Davis hypothesized that the birds’ mental process may have involved asking themselves, “Where’s the food? I remember going to the one with the black square on it. I’m going to go to that one,” Davis said. The jays appeared to go back in their memory to retrieve details about the decoration of the cups, and they were very successful in using this information to find the hidden food.

“This study provides strong evidence for episodic memory in Eurasian jays,” said Dr. Jonathan Crystal, professor of psychology and brain sciences at Indiana University Bloomington, who was not involved in the project. “If you can answer this unexpected question after incidental encoding, it becomes a strong argument that you can remember back in time to the earlier episode, which is the basis of episodic memory documentation.”

Crystal said studies like this one, which aim to identify animals’ abilities to form episodic memories, are important in part because of their potential role in the field of human memory research.

“The big memory disease is Alzheimer’s disease, and of course the most debilitating aspect of Alzheimer’s disease is profound episodic memory loss,” Crystal said.
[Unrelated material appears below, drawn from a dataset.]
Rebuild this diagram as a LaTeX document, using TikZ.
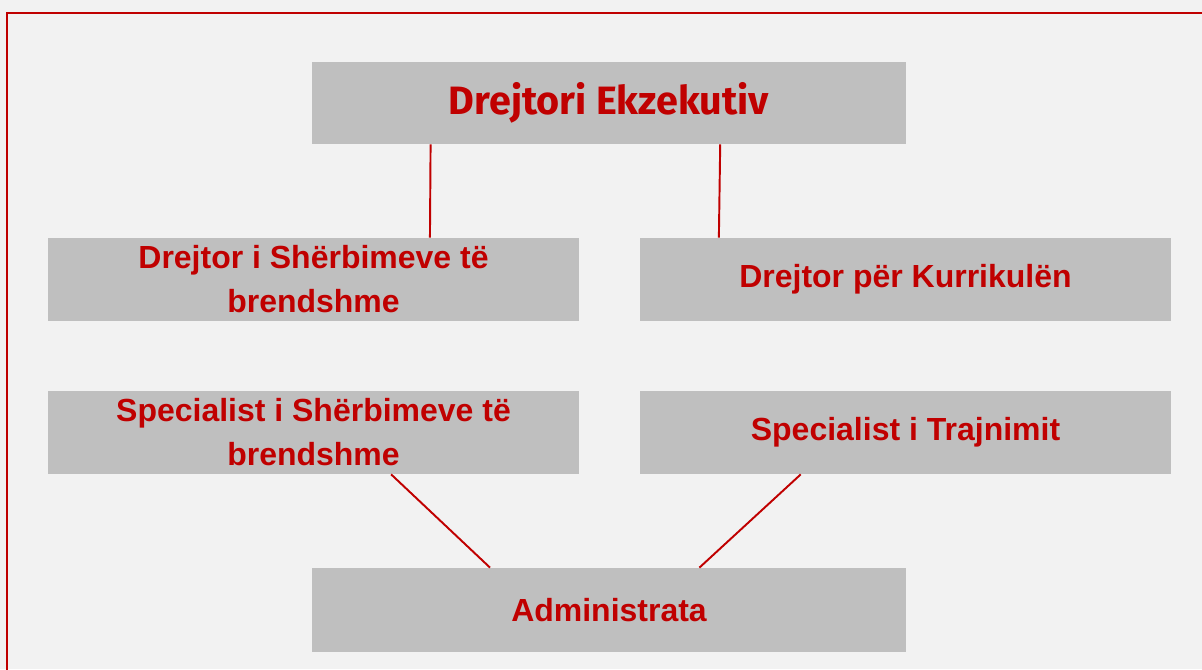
\documentclass[tikz,border=0pt]{standalone}
\usepackage{fontspec}
\setmainfont{Liberation Sans}
\newfontfamily\titlefont{Fira Sans}
\usetikzlibrary{calc}
\definecolor{page}{RGB}{242,242,242}
\definecolor{box}{RGB}{191,191,191}
\definecolor{ink}{RGB}{192,0,0}

\begin{document}
\begin{tikzpicture}[font=\fontsize{18.2}{25}\selectfont\bfseries,
  role/.style={fill=box, text=ink, align=center, minimum width=10.62cm, minimum height=1.66cm, inner sep=0pt},
  head/.style={role, minimum width=11.88cm, minimum height=1.64cm, font=\titlefont\fontsize{22.5}{25}\selectfont\bfseries},
  ln/.style={draw=ink, line width=1.1pt}]

\useasboundingbox[fill=page] (0,0) rectangle (24.04,13.38);
\clip (0,0) rectangle (24.04,13.38);
\draw[ink, line width=1.2pt] (0.14,-1) rectangle (25,13.12);

\node[head] at (12.18,11.32) (ceo) {Drejtori Ekzekutiv};

\node[role] at (6.27,7.79) (dsb) {Drejtor i Shërbimeve të\\ brendshme};
\node[role] at (18.11,7.79) (dk) {Drejtor për Kurrikulën};

\node[role] at (6.27,4.73) (ssb) {Specialist i Shërbimeve të\\ brendshme};
\node[role] at (18.11,4.73) (st) {Specialist i Trajnimit};

\node[head, font=\fontsize{18.2}{25}\selectfont\bfseries, minimum height=1.68cm] at (12.18,1.18) (adm) {Administrata};

\draw[ln] ($(ceo.south west)!0.2!(ceo.south east)$) -- ($(dsb.north west)!0.719!(dsb.north east)$);
\draw[ln] ($(ceo.south west)!0.687!(ceo.south east)$) -- ($(dk.north west)!0.149!(dk.north east)$);
\draw[ln] ($(ssb.south west)!0.646!(ssb.south east)$) -- ($(adm.north west)!0.3!(adm.north east)$);
\draw[ln] ($(st.south west)!0.303!(st.south east)$) -- ($(adm.north west)!0.652!(adm.north east)$);
\end{tikzpicture}
\end{document}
Because Alzheimer’s drugs for humans are invariably tested on animals before reaching human trials, he noted, it’s important for scientists to be able to understand whether these drugs actually affect the memories that Alzheimer’s patients lose.

“It’s not enough to just improve memory, we need to improve episodic memory,” he said, and a better understanding of how to test for episodic-like memory in animals could help make that possible.

Kate Golembiewski is a Chicago-based freelance science writer interested in zoology, thermodynamics, and death.